_Written task_
Output the line that holds "Clone this chart in seaborn and matplotlib.", the line that holds "3.75, 0, 0]", and every line between them, exactly, but none of the pictures.

_Data for the task_
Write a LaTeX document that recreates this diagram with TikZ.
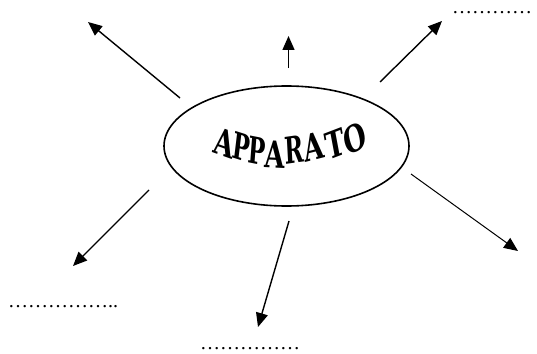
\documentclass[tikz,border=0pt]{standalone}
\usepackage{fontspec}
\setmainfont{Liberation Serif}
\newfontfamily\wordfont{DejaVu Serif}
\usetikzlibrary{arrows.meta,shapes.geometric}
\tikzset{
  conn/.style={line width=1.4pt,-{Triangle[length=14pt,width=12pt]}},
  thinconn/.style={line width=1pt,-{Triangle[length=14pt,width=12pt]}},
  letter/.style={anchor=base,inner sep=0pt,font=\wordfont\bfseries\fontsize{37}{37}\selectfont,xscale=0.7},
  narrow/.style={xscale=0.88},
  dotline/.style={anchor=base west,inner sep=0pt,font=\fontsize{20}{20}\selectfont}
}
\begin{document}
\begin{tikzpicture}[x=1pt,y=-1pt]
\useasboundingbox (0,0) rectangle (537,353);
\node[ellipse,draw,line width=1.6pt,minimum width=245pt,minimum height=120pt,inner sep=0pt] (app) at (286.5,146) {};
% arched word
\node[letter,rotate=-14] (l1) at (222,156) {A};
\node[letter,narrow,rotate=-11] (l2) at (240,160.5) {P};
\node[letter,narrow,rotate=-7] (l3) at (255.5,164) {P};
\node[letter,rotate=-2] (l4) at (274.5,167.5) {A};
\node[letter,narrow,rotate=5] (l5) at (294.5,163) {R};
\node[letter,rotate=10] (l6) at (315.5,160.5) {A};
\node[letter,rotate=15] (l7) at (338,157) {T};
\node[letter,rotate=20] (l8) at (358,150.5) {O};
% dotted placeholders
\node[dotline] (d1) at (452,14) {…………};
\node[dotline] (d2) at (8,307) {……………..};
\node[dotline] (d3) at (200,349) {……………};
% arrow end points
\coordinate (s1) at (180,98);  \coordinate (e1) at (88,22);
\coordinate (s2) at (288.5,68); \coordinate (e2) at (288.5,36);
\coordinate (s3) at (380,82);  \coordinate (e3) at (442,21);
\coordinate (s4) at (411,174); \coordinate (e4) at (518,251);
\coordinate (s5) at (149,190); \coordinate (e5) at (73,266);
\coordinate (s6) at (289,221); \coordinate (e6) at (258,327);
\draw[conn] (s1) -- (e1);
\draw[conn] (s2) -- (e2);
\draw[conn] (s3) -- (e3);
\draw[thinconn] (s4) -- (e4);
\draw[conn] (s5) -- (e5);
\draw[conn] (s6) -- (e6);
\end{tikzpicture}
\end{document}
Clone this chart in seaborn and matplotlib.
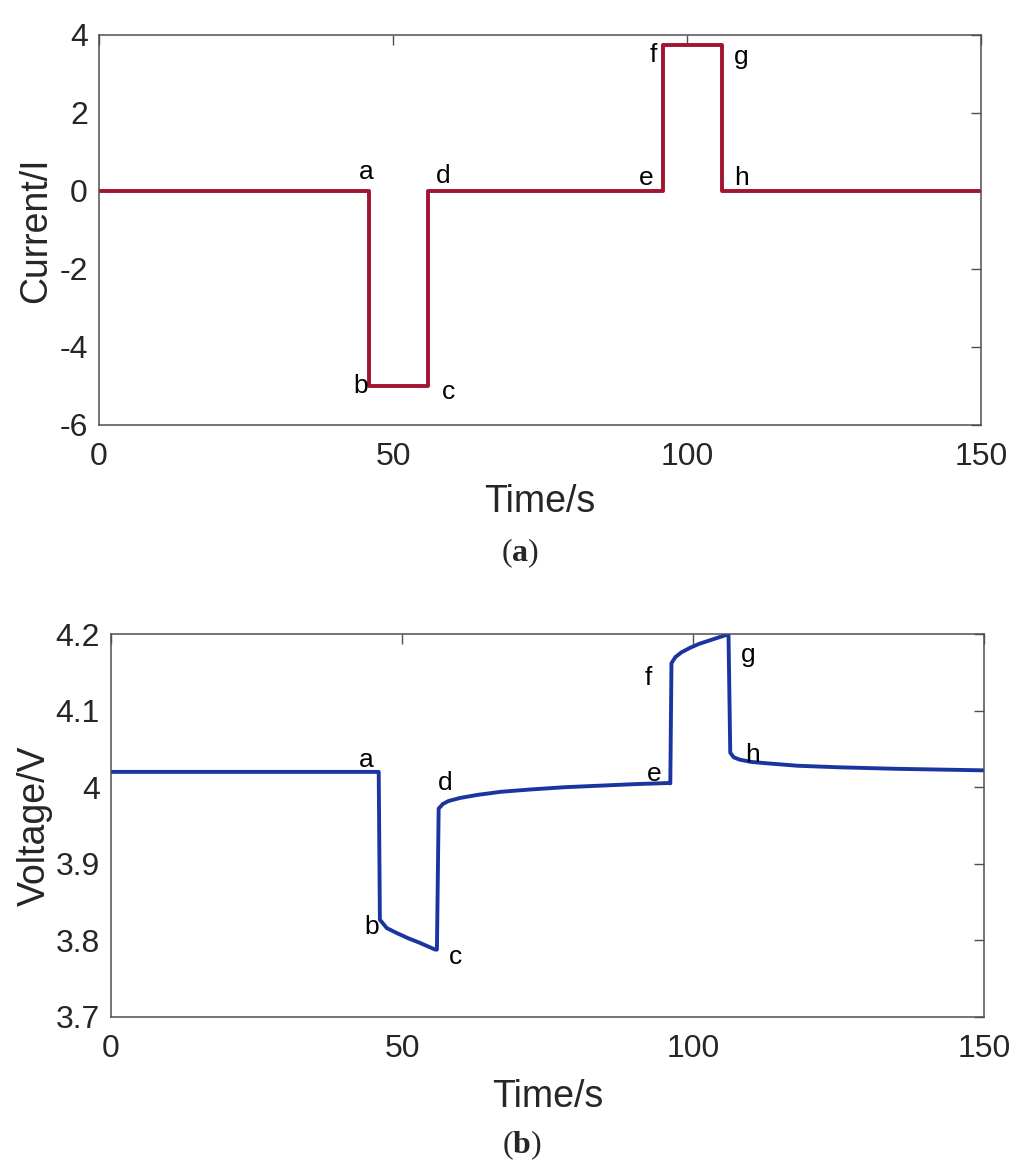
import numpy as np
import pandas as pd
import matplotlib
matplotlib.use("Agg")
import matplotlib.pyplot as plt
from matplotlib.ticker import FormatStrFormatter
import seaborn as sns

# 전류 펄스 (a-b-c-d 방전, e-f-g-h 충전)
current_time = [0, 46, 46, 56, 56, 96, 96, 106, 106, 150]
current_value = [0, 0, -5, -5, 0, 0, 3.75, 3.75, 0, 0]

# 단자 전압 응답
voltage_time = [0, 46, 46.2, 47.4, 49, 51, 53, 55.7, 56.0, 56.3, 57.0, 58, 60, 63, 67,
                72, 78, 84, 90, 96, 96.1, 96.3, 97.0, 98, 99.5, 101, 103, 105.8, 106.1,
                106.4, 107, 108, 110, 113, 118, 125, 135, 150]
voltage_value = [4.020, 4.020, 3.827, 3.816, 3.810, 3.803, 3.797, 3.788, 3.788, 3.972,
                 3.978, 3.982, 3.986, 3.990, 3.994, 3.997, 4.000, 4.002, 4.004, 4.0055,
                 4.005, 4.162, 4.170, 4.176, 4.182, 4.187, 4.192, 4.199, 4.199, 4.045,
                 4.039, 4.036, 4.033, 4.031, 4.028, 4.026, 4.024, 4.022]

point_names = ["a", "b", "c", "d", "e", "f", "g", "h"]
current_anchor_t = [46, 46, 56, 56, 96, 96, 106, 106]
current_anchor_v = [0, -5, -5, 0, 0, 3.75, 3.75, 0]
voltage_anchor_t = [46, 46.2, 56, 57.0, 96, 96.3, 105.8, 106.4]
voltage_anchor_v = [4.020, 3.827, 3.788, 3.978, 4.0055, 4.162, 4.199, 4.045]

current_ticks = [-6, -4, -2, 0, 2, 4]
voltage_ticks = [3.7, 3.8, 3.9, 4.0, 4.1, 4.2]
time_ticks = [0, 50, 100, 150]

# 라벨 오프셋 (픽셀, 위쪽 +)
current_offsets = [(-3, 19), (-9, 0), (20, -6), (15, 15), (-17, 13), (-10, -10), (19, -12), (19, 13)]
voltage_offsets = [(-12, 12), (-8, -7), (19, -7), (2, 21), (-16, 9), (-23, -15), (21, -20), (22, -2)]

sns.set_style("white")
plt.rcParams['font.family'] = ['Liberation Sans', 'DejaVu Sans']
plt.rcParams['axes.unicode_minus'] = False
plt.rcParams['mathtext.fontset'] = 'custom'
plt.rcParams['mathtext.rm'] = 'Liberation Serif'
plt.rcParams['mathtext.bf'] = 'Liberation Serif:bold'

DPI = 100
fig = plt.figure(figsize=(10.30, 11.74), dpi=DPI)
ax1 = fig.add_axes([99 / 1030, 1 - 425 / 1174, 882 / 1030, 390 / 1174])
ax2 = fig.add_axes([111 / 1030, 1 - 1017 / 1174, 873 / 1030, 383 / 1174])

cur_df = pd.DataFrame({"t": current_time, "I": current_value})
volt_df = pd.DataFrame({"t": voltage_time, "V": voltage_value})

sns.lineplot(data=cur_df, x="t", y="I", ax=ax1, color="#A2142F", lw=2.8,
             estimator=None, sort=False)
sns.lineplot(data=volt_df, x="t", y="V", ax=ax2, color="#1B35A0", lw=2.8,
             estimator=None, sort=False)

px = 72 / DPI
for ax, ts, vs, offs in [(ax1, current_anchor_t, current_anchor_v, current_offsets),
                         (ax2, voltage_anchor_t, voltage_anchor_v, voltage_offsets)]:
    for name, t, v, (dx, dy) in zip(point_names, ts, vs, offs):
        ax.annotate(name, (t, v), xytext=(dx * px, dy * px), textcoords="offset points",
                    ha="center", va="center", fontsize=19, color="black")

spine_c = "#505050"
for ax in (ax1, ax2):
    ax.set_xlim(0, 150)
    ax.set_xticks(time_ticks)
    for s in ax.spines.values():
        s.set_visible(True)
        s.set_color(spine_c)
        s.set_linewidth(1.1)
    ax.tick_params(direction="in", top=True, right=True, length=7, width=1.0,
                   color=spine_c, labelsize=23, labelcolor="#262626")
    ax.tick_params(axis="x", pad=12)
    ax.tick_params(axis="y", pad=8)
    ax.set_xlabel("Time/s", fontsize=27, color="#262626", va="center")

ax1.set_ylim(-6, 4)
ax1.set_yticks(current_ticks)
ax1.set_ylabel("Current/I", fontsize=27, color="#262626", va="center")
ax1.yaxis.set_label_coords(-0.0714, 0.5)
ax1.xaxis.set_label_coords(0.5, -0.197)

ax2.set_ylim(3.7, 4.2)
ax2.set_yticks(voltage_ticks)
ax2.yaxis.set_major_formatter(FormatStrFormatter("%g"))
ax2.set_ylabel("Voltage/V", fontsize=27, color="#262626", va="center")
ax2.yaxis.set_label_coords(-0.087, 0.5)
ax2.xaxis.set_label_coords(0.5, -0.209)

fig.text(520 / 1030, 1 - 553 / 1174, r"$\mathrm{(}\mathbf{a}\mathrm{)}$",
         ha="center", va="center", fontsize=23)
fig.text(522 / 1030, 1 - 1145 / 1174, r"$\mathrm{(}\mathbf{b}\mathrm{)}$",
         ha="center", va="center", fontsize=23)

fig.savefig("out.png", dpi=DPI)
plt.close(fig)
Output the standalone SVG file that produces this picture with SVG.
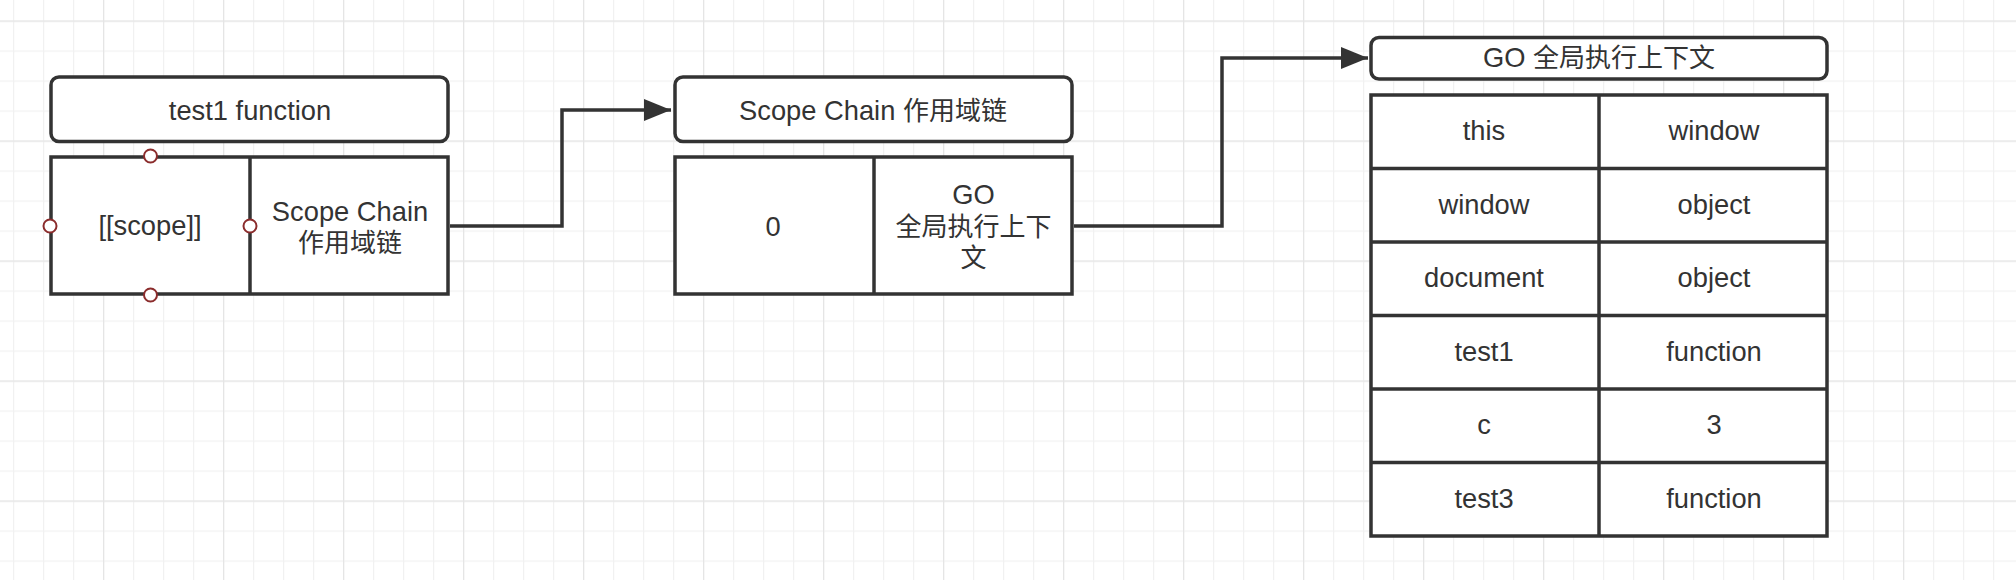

_Response to this task_
Clone this chart in seaborn and matplotlib.
import numpy as np
import pandas as pd
import matplotlib
matplotlib.use("Agg")
import matplotlib.pyplot as plt
from matplotlib.ticker import FormatStrFormatter
import seaborn as sns

# 전류 펄스 (a-b-c-d 방전, e-f-g-h 충전)
current_time = [0, 46, 46, 56, 56, 96, 96, 106, 106, 150]
current_value = [0, 0, -5, -5, 0, 0, 3.75, 3.75, 0, 0]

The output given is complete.